ISIS attack raises questions of fear at SHS
November 24, 2015
While thousands worked their way into downtown Paris on the night of Nov. 13 to enjoy the City of Lights and Islamic State group (ISIS) militants prepared to kill as many of them as they could, junior Hunter Taylor served people ice cream at Dairy Queen and casually monitored his phone.
Witnesses described what happened next in Paris using words like “horrific,” “battlefield” and “carnage,” and Taylor, halfway across the world, monitored his CNN app and followed the bloody scene.
“I was really confused why ISIS had decided to scale such a violent attack on Paris,” Taylor said.
Like Taylor, many Americans are confused by ISIS and their motives and it raises the questions: Are SHS students afraid that attacks like those in Paris could happen in the U.S.? Should they be?
Taylor says that he goes around his day to day life unafraid of an attack happening at SHS.
“I honestly feel perfectly safe going to school,” Taylor said.
However, not everyone is so sure. Sophomore Maya Peterson-Womack says that she is afraid of an attack here in the U.S.
“(The people of Paris) were having a normal night when all of the sudden they became victims to an attack,” Peterson-Womack said. “The same thing could happen here in Indianapolis.”
In a recent video posted by ISIS, militants were threatening to hit one of the most influential capitals in the world, Washington D.C.
“As we struck France and its stronghold Paris,” ISIS militants said, “we will strike America and its stronghold, Washington.”
SHS teacher Daniel Jones is unsure if ISIS can hit the U.S.
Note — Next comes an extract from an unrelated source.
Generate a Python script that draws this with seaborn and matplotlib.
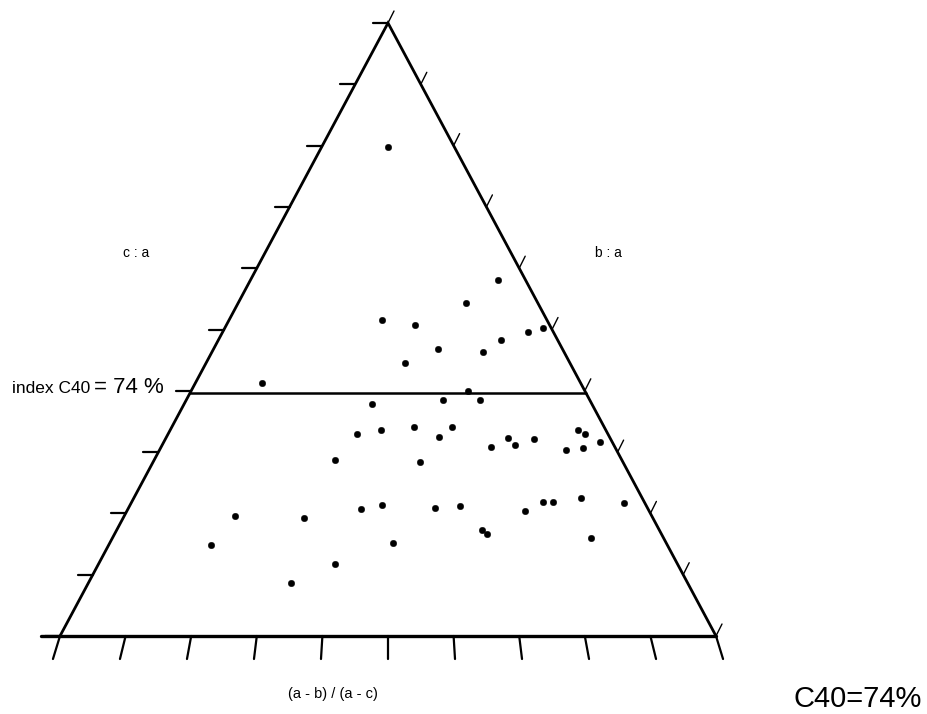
import numpy as np
import pandas as pd
import matplotlib
matplotlib.use("Agg")
import matplotlib.pyplot as plt
import seaborn as sns

# ---- data ----
# horizontal position along (a-b)/(a-c) axis (0..1) and height fraction (0 bottom .. 1 apex)
pt_x = [0.5000, 0.6682, 0.6189, 0.4914, 0.5417, 0.7130, 0.7368, 0.6727, 0.5762, 0.6443,
        0.5259, 0.3079, 0.6224, 0.5844, 0.6402, 0.4756, 0.4527, 0.4898, 0.5393, 0.5979,
        0.5777, 0.6570, 0.6829, 0.6936, 0.7226, 0.7892, 0.8008, 0.7709, 0.7973, 0.8232,
        0.4187, 0.5488, 0.8593, 0.7942, 0.7368, 0.7520, 0.7093, 0.6093, 0.5722, 0.4914,
        0.4593, 0.3715, 0.2668, 0.2302, 0.5081, 0.6438, 0.6505, 0.8095, 0.4187, 0.3526]
pt_y = [0.7982, 0.5803, 0.5427, 0.5155, 0.5068, 0.4963, 0.5024, 0.4824, 0.4677, 0.4637,
        0.4458, 0.4127, 0.3991, 0.3844, 0.3844, 0.3790, 0.3290, 0.3355, 0.3410, 0.3415,
        0.3247, 0.3084, 0.3231, 0.3121, 0.3220, 0.3360, 0.3290, 0.3029, 0.3067, 0.3165,
        0.2866, 0.2838, 0.2174, 0.2256, 0.2182, 0.2191, 0.2034, 0.2121, 0.2088, 0.2132,
        0.2067, 0.1920, 0.1953, 0.1490, 0.1517, 0.1734, 0.1664, 0.1599, 0.1174, 0.0864]
index_level = 0.396          # height of the C40 index line
index_text = "= 74 %"
n_ticks = 10
left_label = "c : a"
right_label = "b : a"
bottom_label = "(a - b) / (a - c)"
corner_label = "C40=74%"

df = pd.DataFrame({"x": pt_x, "y": pt_y})

sns.set_style("white")
plt.rcParams['font.family'] = ['Liberation Sans', 'DejaVu Sans']
plt.rcParams['text.color'] = 'black'

W, H = 928, 714
fig = plt.figure(figsize=(W / 100, H / 100), dpi=100)
ax = fig.add_axes([0, 0, 1, 1])

# pixel scale of the triangle
PX_W, PX_H = 656.0, 613.0
x0px, y0px = 60.0, 636.0

def px(dx):  # pixels -> data units (x)
    return dx / PX_W

def py(dy):  # pixels -> data units (y)
    return dy / PX_H

lw = 2.0
# triangle
ax.plot([0, 0.5, 1], [0, 1, 0], color="black", lw=lw, solid_joinstyle="miter", zorder=2)
ax.plot([px(-19), 1], [0, 0], color="black", lw=2.4, zorder=2)

def left_x(h):
    return 0.5 * h

def right_x(h):
    return 1 - 0.5 * h

# index line
ax.plot([left_x(index_level), right_x(index_level)], [index_level, index_level],
        color="black", lw=1.8, zorder=2)

# ticks
for k in range(n_ticks + 1):
    h = k / n_ticks
    lx = left_x(h)
    ax.plot([lx - px(15), lx], [h, h], color="black", lw=1.6, zorder=2)
    rx = right_x(h)
    ax.plot([rx, rx + px(6)], [h, h + py(12)], color="black", lw=1.0, zorder=2)
    bx = k / n_ticks
    off = (bx - 0.5) * PX_W * 0.0215
    ax.plot([bx, bx + px(off)], [0, -py(23)], color="black", lw=1.6, zorder=2)

# points
sns.scatterplot(data=df, x="x", y="y", color="black", s=22, marker="o",
                edgecolor="black", linewidth=0.3, ax=ax, zorder=3, legend=False)
ax.set_xlim(-x0px / PX_W, (W - x0px) / PX_W)
ax.set_ylim(-(H - y0px) / PX_H, y0px / PX_H)
ax.axis("off")

def fx(p):
    return p / W

def fy(p):
    return 1 - p / H

fig.text(fx(123), fy(253), left_label, fontsize=10, va="center", ha="left", color="black")
fig.text(fx(595), fy(253), right_label, fontsize=10, va="center", ha="left", color="black")
fig.text(fx(333), fy(694), bottom_label, fontsize=10.5, va="center", ha="center", color="black")
fig.text(fx(12), fy(389), "index C40", fontsize=12.5, va="center", ha="left", color="black")
fig.text(fx(94), fy(388), index_text, fontsize=16, va="center", ha="left", color="black")
fig.text(fx(922), fy(713), corner_label, fontsize=21, va="bottom", ha="right", color="black")

fig.savefig("out.png", dpi=100, facecolor="white")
“I hope not, and I pray not, but I don’t have access to the same intelligence our leaders have.” Jones said. “I listen to a growing number of military analysts suggesting that unless America develops a strategy, we are exposing ourselves to a greater risk of attack. I hope they’re wrong. My focus as a voter, and as a citizen and as a father is to keep my family safe.”